The hon. Lady is being generous in giving way. On the issue of undergrounding power lines, although that may in some cases be necessary for communities, does she not accept, given that it is 10 times the cost, that it is possible to screen the power lines and, in doing so, create biodiversity corridors that can connect biodiversity from one part of the country to another, so that biodiversity can cope with climate change?
Indeed, there are not easy answers to all these questions. We need to look at the fine balance of cost versus getting community buy-in. There is going to be a transformation of our landscape, and we need to be aware of that. We must also make a good case for why it is urgent that we get to net zero, and in my view that balance in the argument was not struck properly by the previous Government. It is important that communities buy into our big landscape transformation, but it is also important that we do this at an affordable cost for the whole of the UK.

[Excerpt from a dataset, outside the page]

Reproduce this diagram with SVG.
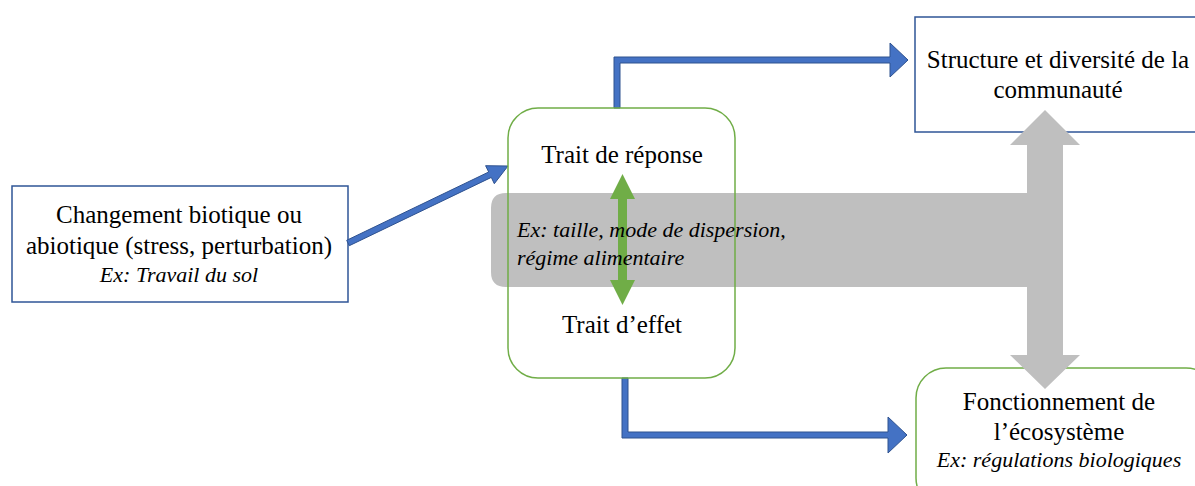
<svg xmlns="http://www.w3.org/2000/svg" width="1195" height="486" viewBox="0 0 1195 486">
<style>
.t{font-family:"Liberation Serif","Times New Roman",serif;font-size:25px;fill:#000;text-anchor:middle}
.i{font-family:"Liberation Serif","Times New Roman",serif;font-size:22px;font-style:italic;fill:#000;text-anchor:middle}
.bluebox{fill:#fff;stroke:#2F5597;stroke-width:1.5}
.greenbox{fill:none;stroke:#70AD47;stroke-width:1.5}
.barrow{fill:#4472C4;stroke:#2F528F;stroke-width:1}
</style>
<rect width="1195" height="486" fill="#fff"/>
<g id="node-change">
<rect class="bluebox" x="12" y="186" width="336" height="116"/>
<text class="t" x="179" y="223">Changement biotique ou</text>
<text class="t" x="179" y="254">abiotique (stress, perturbation)</text>
<text class="i" x="179" y="282">Ex: Travail du sol</text>
</g>
<g id="node-structure">
<rect class="bluebox" x="915" y="17" width="300" height="115"/>
<text class="t" x="1058" y="68">Structure et diversité de la</text>
<text class="t" x="1058" y="98">communauté</text>
</g>
<g id="node-fonctionnement">
<rect x="916" y="368" width="300" height="140" rx="30" fill="#fff" stroke="#70AD47" stroke-width="1.5"/>
<text class="t" x="1059" y="410">Fonctionnement de</text>
<text class="t" x="1059" y="440">l’écosystème</text>
<text class="i" x="1059" y="467">Ex: régulations biologiques</text>
</g>
<g id="node-traits-bg">
<rect x="508" y="108" width="227" height="270" rx="30" fill="#fff"/>
</g>
<g id="connectors">
<path id="gray-band" fill="#BFBFBF" d="M506,193 H1027 V145 H1010 L1045,110 L1080,145 H1063 V355 H1080 L1045,389 L1010,355 H1027 V287 H506 Q491,287 491,272 V208 Q491,193 506,193 Z"/>
<polygon class="barrow" points="346.7,240.3 488.7,172 485.6,165.7 508,166 494.3,183.7 491.3,177.4 349.3,245.7"/>
<polygon class="barrow" points="614,108 614,57 890,57 890,43 908,60 890,77 890,63 620,63 620,108"/>
<polygon class="barrow" points="622,378 622,438 888,438 888,453 907,435 888,417 888,432 628,432 628,378"/>
</g>
<g id="node-traits">
<rect class="greenbox" x="508" y="108" width="227" height="270" rx="30"/>
<polygon id="green-arrow" fill="#70AD47" points="622.5,174 635,199 627,199 627,280 635,280 622.5,305 610,280 618,280 618,199 610,199"/>
<text class="t" x="622" y="163">Trait de réponse</text>
<text class="t" x="622" y="333">Trait d’effet</text>
<text class="i" x="517" y="237" style="text-anchor:start">Ex: taille, mode de dispersion,</text>
<text class="i" x="517" y="265" style="text-anchor:start">régime alimentaire</text>
</g>
</svg>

We Liberal Democrats are calling for all new homes to be net zero immediately. It is crazy that we are building homes today that will need upgrading in a few years’ time. We are proposing a 10-year emergency upgrade programme for homes, starting with free insulation and heat pumps for those on low incomes. That will not happen without incentivising private landlords and having tougher energy efficiency targets. The private rental sector has the most energy-inefficient homes. Nearly half of households living in these properties are in fuel poverty, but local authorities have taken limited action to enforce minimum energy efficiency standards.

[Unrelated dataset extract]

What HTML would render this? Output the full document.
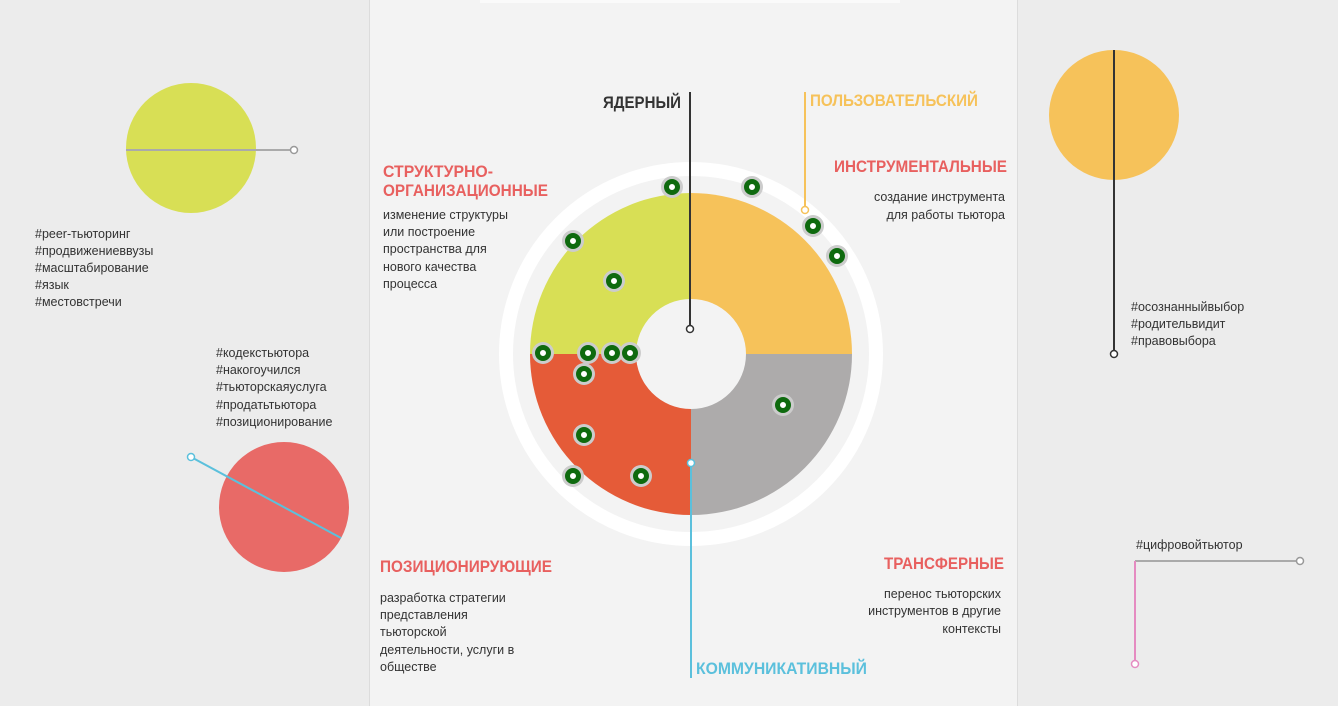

Whether it is tighter regulation on private landlords or further sanctions to ensure that they comply, the Government must put their mind to the private rental sector. We will ensure that energy efficiency for rentals is not brushed under the carpet. That includes incentives for the private rental sector. From discussions in the previous Parliament, I know that the Labour party is relatively reluctant to give money to private landlords, but without incentivising the private rental sector, I do not think that a home insulation programme will happen, particularly for low-income families. I urge the Government to think about that.

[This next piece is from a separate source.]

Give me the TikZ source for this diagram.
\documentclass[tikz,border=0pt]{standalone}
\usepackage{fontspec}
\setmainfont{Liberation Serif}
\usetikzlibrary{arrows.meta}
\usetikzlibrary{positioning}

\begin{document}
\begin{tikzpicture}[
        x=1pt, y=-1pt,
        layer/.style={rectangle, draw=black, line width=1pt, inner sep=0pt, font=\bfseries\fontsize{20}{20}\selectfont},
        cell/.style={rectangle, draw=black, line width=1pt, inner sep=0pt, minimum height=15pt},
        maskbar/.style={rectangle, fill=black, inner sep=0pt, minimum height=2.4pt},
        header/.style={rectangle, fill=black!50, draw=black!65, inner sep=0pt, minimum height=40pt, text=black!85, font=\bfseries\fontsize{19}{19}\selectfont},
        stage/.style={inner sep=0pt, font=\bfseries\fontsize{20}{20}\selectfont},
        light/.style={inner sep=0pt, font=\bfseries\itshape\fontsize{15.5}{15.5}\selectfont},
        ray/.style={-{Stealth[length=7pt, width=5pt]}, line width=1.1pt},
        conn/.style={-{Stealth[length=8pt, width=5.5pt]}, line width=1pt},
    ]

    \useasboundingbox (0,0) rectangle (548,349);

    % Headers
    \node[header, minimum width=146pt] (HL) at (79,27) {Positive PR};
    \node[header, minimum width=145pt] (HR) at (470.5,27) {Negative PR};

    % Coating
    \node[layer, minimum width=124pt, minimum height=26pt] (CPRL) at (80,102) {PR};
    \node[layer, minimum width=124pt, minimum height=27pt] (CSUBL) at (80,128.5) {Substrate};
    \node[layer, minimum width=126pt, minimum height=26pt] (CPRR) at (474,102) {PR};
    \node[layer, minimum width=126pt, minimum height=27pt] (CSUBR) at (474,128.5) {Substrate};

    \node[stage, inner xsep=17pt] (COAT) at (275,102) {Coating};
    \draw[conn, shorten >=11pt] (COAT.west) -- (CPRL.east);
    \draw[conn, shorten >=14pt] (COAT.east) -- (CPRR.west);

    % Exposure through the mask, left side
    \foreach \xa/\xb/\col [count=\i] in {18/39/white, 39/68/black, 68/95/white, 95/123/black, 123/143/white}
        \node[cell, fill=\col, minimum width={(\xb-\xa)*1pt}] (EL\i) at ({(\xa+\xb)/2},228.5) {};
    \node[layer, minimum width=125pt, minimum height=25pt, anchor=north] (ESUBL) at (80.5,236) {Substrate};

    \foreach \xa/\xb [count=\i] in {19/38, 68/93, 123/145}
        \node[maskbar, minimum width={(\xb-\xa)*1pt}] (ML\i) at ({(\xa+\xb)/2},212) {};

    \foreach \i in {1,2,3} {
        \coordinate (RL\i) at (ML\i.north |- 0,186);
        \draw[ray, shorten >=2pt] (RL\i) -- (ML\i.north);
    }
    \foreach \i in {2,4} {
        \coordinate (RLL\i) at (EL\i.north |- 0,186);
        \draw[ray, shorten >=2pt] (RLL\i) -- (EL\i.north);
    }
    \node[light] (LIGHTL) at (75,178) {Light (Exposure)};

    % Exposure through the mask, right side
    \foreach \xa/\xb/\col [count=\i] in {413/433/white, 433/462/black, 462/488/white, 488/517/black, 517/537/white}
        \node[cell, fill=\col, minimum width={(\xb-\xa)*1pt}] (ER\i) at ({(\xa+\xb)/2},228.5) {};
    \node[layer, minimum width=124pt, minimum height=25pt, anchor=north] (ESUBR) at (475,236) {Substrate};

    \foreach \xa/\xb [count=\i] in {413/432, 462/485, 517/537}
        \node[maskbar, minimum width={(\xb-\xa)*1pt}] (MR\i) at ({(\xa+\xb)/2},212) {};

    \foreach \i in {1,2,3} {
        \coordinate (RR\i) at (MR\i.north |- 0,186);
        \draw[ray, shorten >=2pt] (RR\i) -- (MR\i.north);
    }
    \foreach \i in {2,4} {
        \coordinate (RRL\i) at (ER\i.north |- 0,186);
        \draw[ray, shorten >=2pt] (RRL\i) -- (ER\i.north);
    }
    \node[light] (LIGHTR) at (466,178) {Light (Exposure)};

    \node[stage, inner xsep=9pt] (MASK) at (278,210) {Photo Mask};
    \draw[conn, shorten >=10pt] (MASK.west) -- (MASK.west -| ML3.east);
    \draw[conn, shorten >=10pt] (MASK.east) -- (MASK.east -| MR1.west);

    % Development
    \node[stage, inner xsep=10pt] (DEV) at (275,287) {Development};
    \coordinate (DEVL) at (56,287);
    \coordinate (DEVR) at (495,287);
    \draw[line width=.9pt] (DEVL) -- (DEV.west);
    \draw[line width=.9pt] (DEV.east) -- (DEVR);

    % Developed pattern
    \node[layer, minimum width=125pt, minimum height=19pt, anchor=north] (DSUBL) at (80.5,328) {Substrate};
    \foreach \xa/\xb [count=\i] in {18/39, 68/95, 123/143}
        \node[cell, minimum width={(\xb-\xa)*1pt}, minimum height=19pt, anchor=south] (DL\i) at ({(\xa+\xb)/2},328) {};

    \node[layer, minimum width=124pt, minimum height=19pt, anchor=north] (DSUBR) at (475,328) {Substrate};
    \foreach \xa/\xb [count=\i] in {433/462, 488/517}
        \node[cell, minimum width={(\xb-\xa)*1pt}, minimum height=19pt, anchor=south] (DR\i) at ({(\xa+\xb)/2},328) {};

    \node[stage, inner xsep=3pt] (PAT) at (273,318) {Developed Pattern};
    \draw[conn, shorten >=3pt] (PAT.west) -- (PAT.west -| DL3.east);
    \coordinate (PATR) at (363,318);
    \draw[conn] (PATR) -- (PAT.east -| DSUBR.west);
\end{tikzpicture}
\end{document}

As well as landlords, businesses must be incentivised to invest in the green transition. The U-turning of the Conservative Government sparked immense distrust from industry, with the UK chair of Ford warning that her business needs three things from the Government: ambition, commitment and consistency. That is exactly what they must deliver. Years of stop-start investment have left the energy sector reeling. Businesses and trade organisations have long been calling for a detailed plan of action that offers the clarity and certainty that will make the UK an attractive country to invest in. I hope that this Government can finally deliver the certainty that the country so badly needs.
Climate change is happening, but every cloud has a silver lining. Seizing the economic opportunities of net zero will help us spread wealth and opportunity to every corner of the UK. From insulating homes to providing thousands of new jobs in the energy sector, it is clear that everyone can benefit from a thriving green economy. I look forward to working constructively with the new Government to combat climate change, reduce energy bills and be a leader in the journey to net zero.